System Design
Photo by Terry Vlisidis
Design Twitter
A simple twitter design which addresses the system design key concepts.
- Requirements and goals
- Network capacity and Storage
- System APIS
- High level design
- Database Schema
- Data Shading
- Cache
Requirements and goals
Functional goals
- Post tweet
- Favorite tweet
- Follow user
- Timeline
Non-Functional Goals
- Highly available
- Low latency - fast loading
- Consistency
Storage and network capacity
let's say we have:
- 1 billion users
- 200M Daily active users
- 100M tweets/day
Storage
We can allow users to tweet a text of maximum length 200 chars.
Doing the math, 100M x (2bytes( 1 char) x 200 + 40bytes meta info) = 44 Billion bytes(~44GB) per day
This means in a year we would need ~(44 x 365) GB = ~16TB data storage
Network capacity
let tweet_size = 440 bytes
If we get about 10 Billion tweet views/day, per second we would need to transfer data at 10B * tweet_size / (24 x 60 x 60) sec = ~50Mbs/s network capacity
System APIs
We can use either SOAP or REST to expose our services. We are going to use REST because it offers flexible implementation, it is lightweight and has a very low learning curve.

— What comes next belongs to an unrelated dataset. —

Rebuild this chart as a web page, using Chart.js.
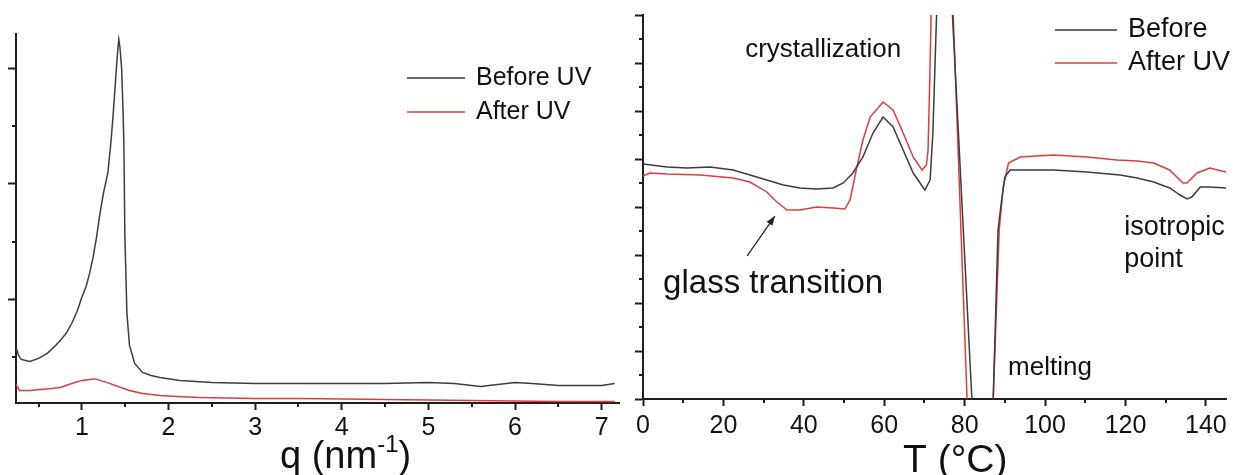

POST: tweet(key, tweet_data, location) return url of the new tweet
GET: tweet(key, tweet_id) return info about the tweet in JSON
The key allows us to know who is accessing our services
High level design
We can have a client > load balancer > server cluster > database/file storage
Database Schema
tweet: id userId lat lon createdAt numOfFavorites
user: id name email dob lastLogin
userFollow: follower following
Data Sharding
We can split data between different machines
When App server sends request, we can use a balancer or hash function to know where to get the requested data
server > balancer / hash function > A-N storage or O-Z storage
Caching
We can use LRU(least recently used) cache to handle caching.
With this we can check if the requested tweet is in the cache before we query the database.